ITSC 2025 Paper Abstract

Paper FR-LM-T31.2

Ding, Haonan (Southeast University), Zhao, Mingzhuo (Southeast University), Zhang, Sunan (Southeast University), Wang, Weihua (Southeast University), liang, jinhao (Southeast University), Dong, Haoxuan (National University of Singapore), Zhuang, Weichao (Southeast University), Yin, Guodong (Southeast University)

Stability-Guided Safe Reinforcement Learning: A Lyapunov-Based Approach for Autonomous Vehicle Control

Scheduled for presentation during the Regular Session "S31a-AI-Driven Motion Prediction and Safe Control for Autonomous Systems" (FR-LM-T31), Friday, November 21, 2025, 10:50−11:10, Southport 1

2025 IEEE 28th International Conference on Intelligent Transportation Systems (ITSC), November 18-21, 2025, Gold Coast, Australia

This information is tentative and subject to change. Compiled on October 18, 2025

Keywords Autonomous Vehicle Safety and Performance Testing, Real-time Motion Planning and Control for Autonomous Vehicles in ITS Networks, Safety Verification and Validation Methods for Autonomous Vehicle Technologies

Abstract

The stability of policy outputs is a key challenge faced by reinforcement learning (RL), as it directly impacts the safety of actions taken by autonomous systems. In this paper, we propose a Lyapunov-based RL method to address safety concerns in the decision-making and control processes of autonomous vehicles. Specifically, we introduce Lyapunov networks within the Soft Actor-Critic (SAC) architecture to assess the safety performance of the Actor network, with a particular focus on the stability of policy outputs. Building on a stability theorem, we demonstrate that stability conditions can serve as critical constraints in RL to guide the learning of a safe controller/strategy.
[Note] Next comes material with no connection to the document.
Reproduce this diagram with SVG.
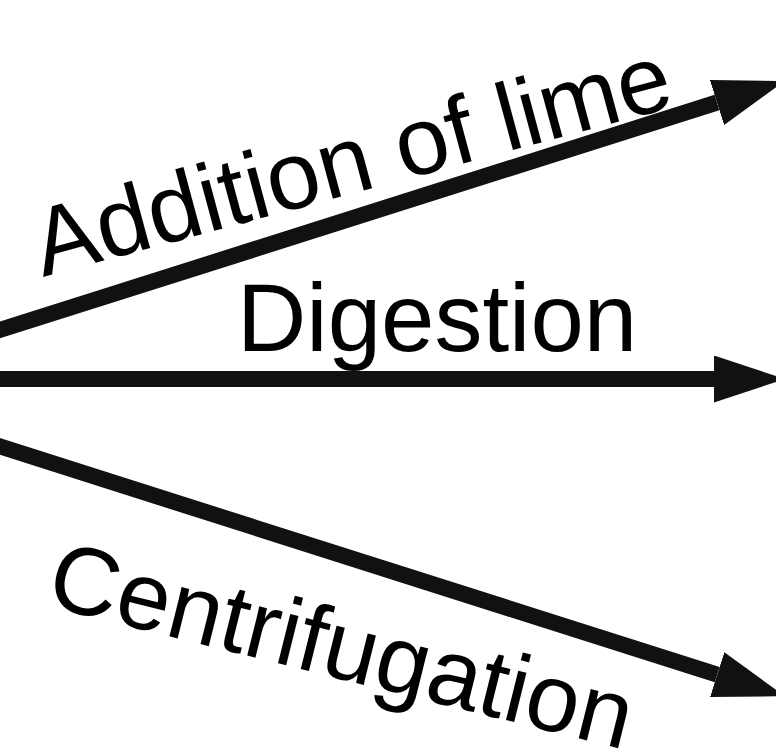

The approach leverages the Critic’s encouragement of positive rewards to promote exploration, while Lyapunov constraints are applied to limit unsafe behaviors. In a simulated highway autonomous driving environment, experimental results demonstrate that the proposed algorithm maintains robust stability under predefined safety constraints, achieving performance metrics that exceed existing industry benchmarks while ensuring compliance with operational safety requirements.